I can't believe there wasn't some editing of the laughter post show. They were QUICK with the laughs after every line (seriously, is EVERY line supposed to kill? Not 5% of them were remotely funny) and then VERY quick to go back to silent. I find that incredibly challenging for a live studio audience to achieve.
Somebody else want to chime in? I am utterly convinced that was manipulated laughter.
I don't work on Whitney, but I've worked on lots of live-action "in front of a live audience" sitcoms, and there's a few things going on. First, at least 80% of the show is probably indeed shot in front of a live audience. Anything with a weird set or one-off location would be taped ahead of time for logistical reasons, but then edited overnight and shown to the live audience while their laughter is recorded.
However, the main problem is that the live audience are just average jerks off the street, most of whom have grown up watching bad laugh track TV, and when they get to Hollywood and sit in one of these audiences, they instantly forget their own natural laugh and laugh like they think they're supposed to. So they end up sounding fake anyway. You have no idea how weird it is, there's usually a stand up comic to "warm up" the crowd and get them in the mood, and they all sound normal, then the action starts and suddenly they're all braying like donkeys.

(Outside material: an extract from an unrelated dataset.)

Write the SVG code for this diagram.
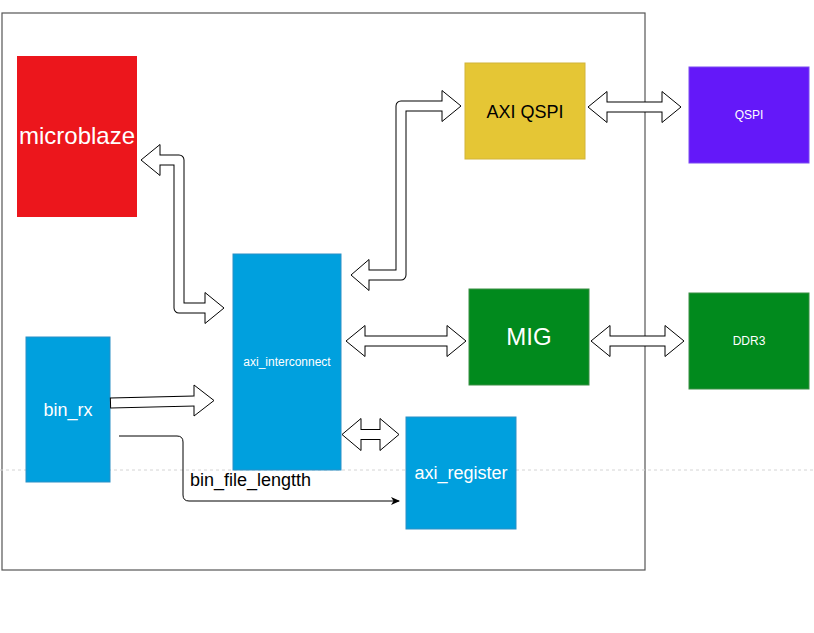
<svg xmlns="http://www.w3.org/2000/svg" width="814" height="633" viewBox="0 0 814 633">
<defs>
<style>
text{font-family:"Liberation Sans",Arial,sans-serif;text-anchor:middle}
.w{fill:#fff}
.blue{fill:#00A0DE;stroke:#2A90C6;stroke-width:1}
.green{fill:#018A1D;stroke:#3B8F45;stroke-width:1}
.sb{fill:none;stroke:#000;stroke-width:11;stroke-linejoin:round}
.sw{fill:none;stroke:#fff;stroke-width:9;stroke-linejoin:round}
.hd{fill:#fff;stroke:#000;stroke-width:1;stroke-linejoin:miter}
</style>
<marker id="ar" markerWidth="10" markerHeight="10" refX="8" refY="5" orient="auto" markerUnits="userSpaceOnUse">
<path d="M0,1 L9,5 L0,9 L2.5,5 Z" fill="#000"/>
</marker>
</defs>
<rect width="814" height="633" fill="#fff"/>
<rect id="container" x="2" y="13" width="643" height="557" fill="none" stroke="#555" stroke-width="1.2"/>
<line x1="0" y1="470" x2="814" y2="470" stroke="#d4d4d4" stroke-width="1" stroke-dasharray="3 3"/>

<g id="microblaze">
<rect x="17" y="56" width="120" height="161" fill="#EC161C"/>
<text class="w" x="77" y="144" font-size="24">microblaze</text>
</g>
<g id="axi_qspi">
<rect x="465" y="63" width="120" height="96" fill="#E5C635" stroke="#D2B43A" stroke-width="1"/>
<text x="525" y="118" font-size="18" fill="#000">AXI QSPI</text>
</g>
<g id="qspi">
<rect x="689" y="67" width="120" height="96" fill="#6418F9" stroke="#7A4AF0" stroke-width="1"/>
<text class="w" x="749" y="119" font-size="12">QSPI</text>
</g>
<g id="axi_interconnect">
<rect class="blue" x="233" y="254" width="108" height="216"/>
<text class="w" x="287" y="366" font-size="12">axi_interconnect</text>
</g>
<g id="mig">
<rect class="green" x="469" y="289" width="120" height="96"/>
<text class="w" x="529" y="345" font-size="24">MIG</text>
</g>
<g id="ddr3">
<rect class="green" x="689" y="293" width="120" height="96"/>
<text class="w" x="749" y="345" font-size="12">DDR3</text>
</g>
<g id="bin_rx">
<rect class="blue" x="26" y="337" width="84" height="145"/>
<text class="w" x="68" y="416" font-size="18">bin_rx</text>
</g>
<g id="axi_register">
<rect class="blue" x="406" y="417" width="110" height="112"/>
<text class="w" x="461" y="479" font-size="18">axi_register</text>
</g>

<g id="connectors">
<!-- microblaze <-> interconnect -->
<path class="sb" d="M160,160 H179 V308 H205"/>
<polygon class="hd" points="160,144.5 141,160 160,175.5"/>
<polygon class="hd" points="205,292.5 224,308 205,323.5"/>
<path class="sw" d="M159,160 H179 V308 H206"/>
<!-- interconnect <-> AXI QSPI -->
<path class="sb" d="M369,275 H401 V106 H442"/>
<polygon class="hd" points="369,259.5 351,275 369,290.5"/>
<polygon class="hd" points="442,90.5 461,106 442,121.5"/>
<path class="sw" d="M368,275 H401 V106 H443"/>
<!-- interconnect <-> MIG -->
<path class="sb" d="M365,341 H447"/>
<polygon class="hd" points="365,325.5 346,341 365,356.5"/>
<polygon class="hd" points="447,325.5 466,341 447,356.5"/>
<path class="sw" d="M364,341 H448"/>
<!-- MIG <-> DDR3 -->
<path class="sb" d="M610,341 H665"/>
<polygon class="hd" points="610,325.5 591,341 610,356.5"/>
<polygon class="hd" points="665,325.5 684,341 665,356.5"/>
<path class="sw" d="M609,341 H666"/>
<!-- AXI QSPI <-> QSPI -->
<path class="sb" d="M607,107 H662"/>
<polygon class="hd" points="607,91.5 588,107 607,122.5"/>
<polygon class="hd" points="662,91.5 681,107 662,122.5"/>
<path class="sw" d="M606,107 H663"/>
<!-- interconnect <-> axi_register -->
<path class="sb" d="M361,434.5 H380"/>
<polygon class="hd" points="361,418.5 342,434.5 361,450.5"/>
<polygon class="hd" points="380,418.5 399,434.5 380,450.5"/>
<path class="sw" d="M360,434.5 H381"/>
<!-- bin_rx -> interconnect -->
<path class="sb" d="M110,403 L194,401"/>
<polygon class="hd" points="194,385 214,400.5 194,416"/>
<path class="sw" d="M111,403 L195,401"/>
<!-- bin_rx -> axi_register -->
<path d="M119,436 H177 Q183,436 183,442 V495 Q183,501 189,501 H399" fill="none" stroke="#000" stroke-width="1" marker-end="url(#ar)"/>
<text x="190" y="486" font-size="18" fill="#000" style="text-anchor:start">bin_file_lengtth</text>
</g>
</svg>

(Most shows don't go to the expense of hiring "professional laughers" (this job really exists) to seed the audience, and they should. Pros can give a natural laugh on cue, and can also do some funny giggles and laughs that are so unique that people who hear it laugh at
them. It does help sometimes to get a pro but they're not cheap.)
Anyway, once the live audience's laughs, which now sound fake because they're imitating the "laugh track" sound they
think we want, is recorded, it goes into the post process. At this point different takes have to be edited together, and some fake laughs are used to bridge cuts between the takes. Otherwise we'd only be able to use one take of each entire scene. Then when the editing is done, we do the sound mix, and a "laugh man" comes in to "sweeten" the sound. He's got special "laugh box" with faders on it, so he can push one for the number of people laughing and another for the intensity of the laughter... so he can do one guy laughing a little (both faders down) or a crowd laughing a lot (both faders all the way up). He's there to "punch up" and smooth the natural laughs with a little enhancement so the joke gets exactly the amount and duration of laughter the executive producer (would not be Whitney herself) wants. These "laugh men" will prepare for the sound mix by laying down a laugh after
every possible thing in the show that could maybe be considered funny, and will usually leave it up to the producer to ask for a laugh to be taken out. I've occasionally heard a producer ask 'is that the laugh box or the recording?', but since these guys are usually the joke writers, it's rare they take out laughs.
So what you end up with is a live audience acting like a fake audience, supplemented by fake laughter in post.